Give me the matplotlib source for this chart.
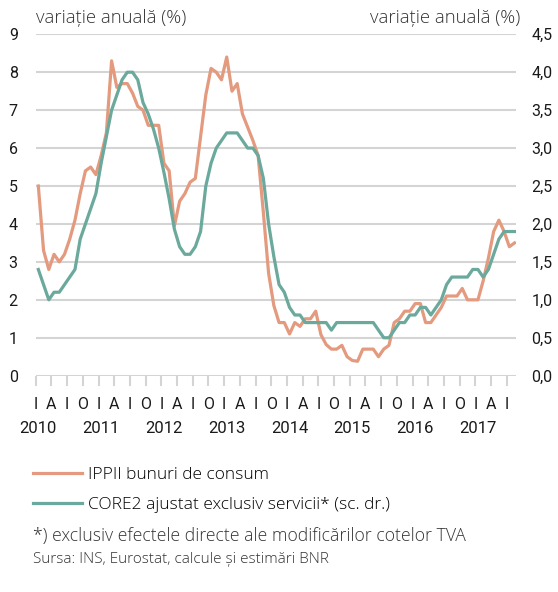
import matplotlib.pyplot as plt
from matplotlib.transforms import blended_transform_factory
import numpy as np

# monthly data, Jan 2010 - Aug 2017
ippii = [5.0, 3.3, 2.8, 3.2, 3.0, 3.2, 3.6, 4.1, 4.8, 5.4, 5.5, 5.3,
         5.8, 6.4, 8.3, 7.6, 7.7, 7.7, 7.45, 7.1, 7.0, 6.6, 6.6, 6.6,
         5.6, 5.4, 3.95, 4.6, 4.8, 5.1, 5.2, 6.3, 7.4, 8.1, 8.0, 7.8,
         8.4, 7.5, 7.7, 6.9, 6.55, 6.2, 5.8, 4.3, 2.7, 1.85, 1.4, 1.4,
         1.1, 1.4, 1.3, 1.5, 1.5, 1.7, 1.08, 0.82, 0.7, 0.7, 0.8, 0.5,
         0.4, 0.38, 0.7, 0.7, 0.7, 0.5, 0.7, 0.8, 1.4, 1.5, 1.7, 1.7,
         1.9, 1.9, 1.4, 1.4, 1.6, 1.8, 2.1, 2.1, 2.1, 2.3, 2.0, 2.0,
         2.0, 2.5, 3.1, 3.8, 4.1, 3.8, 3.4, 3.5]

core2 = [1.4, 1.2, 1.0, 1.1, 1.1, 1.2, 1.3, 1.4, 1.8, 2.0, 2.2, 2.4,
         2.8, 3.15, 3.5, 3.7, 3.9, 4.0, 4.0, 3.9, 3.6, 3.45, 3.25, 3.0,
         2.68, 2.33, 1.93, 1.7, 1.6, 1.6, 1.7, 1.9, 2.5, 2.8, 3.0, 3.1,
         3.2, 3.2, 3.2, 3.1, 3.0, 3.0, 2.9, 2.6, 2.0, 1.57, 1.2, 1.1,
         0.9, 0.8, 0.8, 0.7, 0.7, 0.7, 0.7, 0.7, 0.6, 0.7, 0.7, 0.7,
         0.7, 0.7, 0.7, 0.7, 0.7, 0.6, 0.5, 0.5, 0.6, 0.7, 0.7, 0.8,
         0.8, 0.9, 0.9, 0.8, 0.9, 1.0, 1.2, 1.3, 1.3, 1.3, 1.3, 1.4,
         1.4, 1.3, 1.4, 1.6, 1.8, 1.9, 1.9, 1.9]

quarter_labels = ["I", "A", "I", "O"]
years = ["2010", "2011", "2012", "2013", "2014", "2015", "2016", "2017"]
left_ticks = [0, 1, 2, 3, 4, 5, 6, 7, 8, 9]
right_ticks = [0.0, 0.5, 1.0, 1.5, 2.0, 2.5, 3.0, 3.5, 4.0, 4.5]

orange = "#e39a7e"
green = "#6aa99c"
grid_c = "#d4d4d4"
narrow = ["Roboto", "DejaVu Sans"]
light = ["Open Sans", "DejaVu Sans"]

fig = plt.figure(figsize=(5.58, 5.92), dpi=100)
ax = fig.add_axes([0.064, 0.3654, 0.861, 0.5767])
ax2 = ax.twinx()

x = np.arange(len(ippii))
l1, = ax.plot(x, ippii, color=orange, lw=2.3, label="IPPII bunuri de consum", zorder=3)
l2, = ax2.plot(x, core2, color=green, lw=2.3, label="CORE2 ajustat exclusiv servicii* (sc. dr.)", zorder=3)

ax.set_xlim(-0.5, 91.3)
ax.set_ylim(0, 9)
ax2.set_ylim(0, 4.5)

for a in (ax, ax2):
    for s in a.spines.values():
        s.set_visible(False)
ax.set_yticks(left_ticks)
ax.yaxis.grid(True, color=grid_c, lw=1.5)
ax.set_axisbelow(True)
ax.tick_params(axis="y", length=0, pad=13, labelsize=11.5, colors="#1a1a1a")
for t in ax.get_yticklabels():
    t.set_family(narrow)
ax2.set_yticks(right_ticks)
ax2.set_yticklabels([f"{v:.1f}".replace(".", ",") for v in right_ticks],
                    family=narrow)
ax2.tick_params(axis="y", length=0, pad=11, labelsize=11.5, colors="#1a1a1a")

qt = np.arange(-0.5, 90, 3)
ax.set_xticks(qt)
ax.set_xticklabels([quarter_labels[i % 4] for i in range(len(qt))], family=narrow)
ax.tick_params(axis="x", length=7, width=1.5, color=grid_c, pad=8,
               labelsize=11.5, labelcolor="#1a1a1a")

trans = blended_transform_factory(ax.transData, ax.transAxes)
for k, yr in enumerate(years):
    ax.text(12 * k, -0.155, yr, transform=trans, ha="center", va="center",
            fontsize=12, family=narrow, color="#1a1a1a")

ax.text(0.0, 1.02, "variație anuală (%)", transform=ax.transAxes, ha="left",
        va="bottom", fontsize=13.3, family=light, fontweight="light", color="#333333")
ax.text(1.008, 1.02, "variație anuală (%)", transform=ax.transAxes, ha="right",
        va="bottom", fontsize=13.3, family=light, fontweight="light", color="#333333")

fig.legend(handles=[l1, l2], loc="upper left", bbox_to_anchor=(0.032, 0.238),
           frameon=False, handlelength=2.8, handletextpad=0.35,
           labelspacing=0.8, prop={"family": light, "weight": "light", "size": 12.5})

fig.text(0.059, 0.095, "*) exclusiv efectele directe ale modificărilor cotelor TVA",
         fontsize=12.7, family=light, fontweight="light", color="#333333", va="center")
fig.text(0.059, 0.055, "Sursa: INS, Eurostat, calcule și estimări BNR",
         fontsize=11, family=light, fontweight="light", color="#333333", va="center")

fig.savefig("out.png", dpi=100)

::::::::::

**Exercise brief:** Leave out any pictures and return exactly the lines from the beginning of the data through the line with "2.0, 2.5, 3.1, 3.8, 4.1, 3.8, 3.4, 3.5]", inclusive.

**Correct output:**
Give me the matplotlib source for this chart.
import matplotlib.pyplot as plt
from matplotlib.transforms import blended_transform_factory
import numpy as np

# monthly data, Jan 2010 - Aug 2017
ippii = [5.0, 3.3, 2.8, 3.2, 3.0, 3.2, 3.6, 4.1, 4.8, 5.4, 5.5, 5.3,
         5.8, 6.4, 8.3, 7.6, 7.7, 7.7, 7.45, 7.1, 7.0, 6.6, 6.6, 6.6,
         5.6, 5.4, 3.95, 4.6, 4.8, 5.1, 5.2, 6.3, 7.4, 8.1, 8.0, 7.8,
         8.4, 7.5, 7.7, 6.9, 6.55, 6.2, 5.8, 4.3, 2.7, 1.85, 1.4, 1.4,
         1.1, 1.4, 1.3, 1.5, 1.5, 1.7, 1.08, 0.82, 0.7, 0.7, 0.8, 0.5,
         0.4, 0.38, 0.7, 0.7, 0.7, 0.5, 0.7, 0.8, 1.4, 1.5, 1.7, 1.7,
         1.9, 1.9, 1.4, 1.4, 1.6, 1.8, 2.1, 2.1, 2.1, 2.3, 2.0, 2.0,
         2.0, 2.5, 3.1, 3.8, 4.1, 3.8, 3.4, 3.5]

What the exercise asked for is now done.